Vanguard: Key Savings Problem is Goal-Setting

January 6, 2005 (PLANSPONSOR.com) - The problem is not that most workers don't already know they should be saving more for retirement, but specifically how to translate those hopes and dreams into a concrete financial plan of action, a new study suggested.

A research report by The Vanguard Center for Retirement Research, a unit of The Vanguard Group mutual fund family, asserted that general workplace savings programs simply urging employees to beef up their retirement plan deferral won’t do the trick.

“Retirement investors appear reasonably aware of the importance of such issues as savings adequacy, investment and inflation risk, longevity risk, and the risks of financing health care in retirement,” Vanguard researchers wrote in the report, Expectations for Retirement: A Survey of Retirement Investors. “Yet it is also clear that many individuals, while aware of these risks, have difficulty translating awareness into concrete savings plans. There is strong evidence that many lack concrete goals and objectives, possess weak planning skills, and exhibit a high level of inertia and procrastination.”
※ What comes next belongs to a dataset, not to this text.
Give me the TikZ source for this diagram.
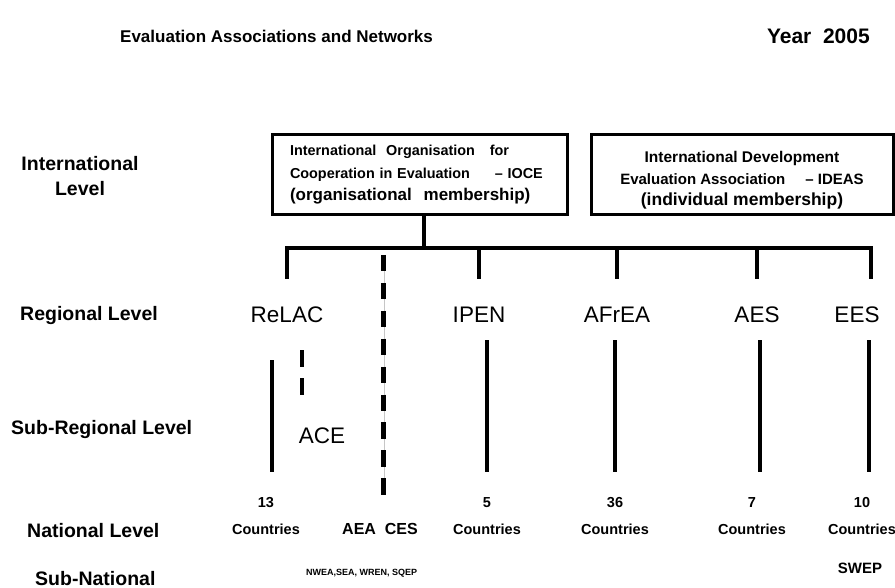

The Vanguard researchers said a trend toward instituting automatic deferrals (See Auto Enrollment Choices Impact Cost, Participation ) – where workers are automatically enrolled in their plan and/or signed up for savings increases over time as a plan default – “is a very positive step in this regard.”

Further, the researchers cautioned plan sponsors not to have investment advice providers focus too heavily on helping participants choose particular investment options and instead help them make sure they’re saving enough. In fact, only about a third of participants surveyed for the research are on track to end up with sufficient retirement assets. “In light of our results, the emphasis should be shifted toward a correction of the misalignment of income goals with assets and savings behavior,” according to the report. “…It appears that the critical priority today concerns goal-setting and savings rates, not investment product selection.”

Realistic Return Expectations

Easing the task of helping participants see the light regarding retirement savings, according to the researchers, is that participants were cautious about future stock market returns in the Vanguard survey. The average participant expected an 8% equity return over 10 years; a third said they predicted 6% or less. “In our view, these lowered expectation for equity returns are a welcome event as it no longer appears that investors are anticipating that outsized market returns will rescue their retirement plans,” the researchers wrote. “In this more sober environment, retirement investors may be more amenable to the recommendation that they need to focus on their own savings behavior – not the equity markets – as the mainstay of their planning efforts.”

According to the survey conducted for Vanguard by Greenfield Online, a US marketing-research firm, nine out of 10 investors have given at least some thought to whether they are saving enough for their golden years, and even to the impact inflation may have on their nest eggs. Even so, eight of 10 feel they aren’t saving enough with only 41% having determined a target asset accumulation goal.

Other survey findings included:

  • On average, retirement investors report they will need 70% of their current income to maintain their standard of living during retirement – a figure that’s in line with what many financial planners recommend.
  • Unfortunately only about third were on their way to putting aside enough to reach that goal after saving at double-digit rates with plans to retire at an average 66 years old. Another third are “potentially secure” – meaning they can reach the 70% goal if they beef up their savings now by doubling their savings rate and putting off their retirement until their late 60s. The remaining participants are financially “at risk” because even if they double their savings and don’t retire until 70, they still may fall short of the 70% savings goal.
  • Participants may be overly fearful of market risk. They told pollsters that there is a 50-50 chance of stock falling by a third in any given years when, in fact, the risk is actually 2% based on historical data.
  • Many people know they should be saving more, but they just aren’t doing it. Sixty-two percent of survey respondents said they weren’t saving enough, and 19% said they weren’t sure whether or not they were. Off the 62% who said they weren’t saving enough, the problem apparently wasn’t lack of a specific goal, but rather the inability to change current behavior.

The survey was based on responses by 1,000 investors who took part in a larger online panel. Conducted in June 2004 and completed in November, it relied on feedback from retirement savers age 40 or older.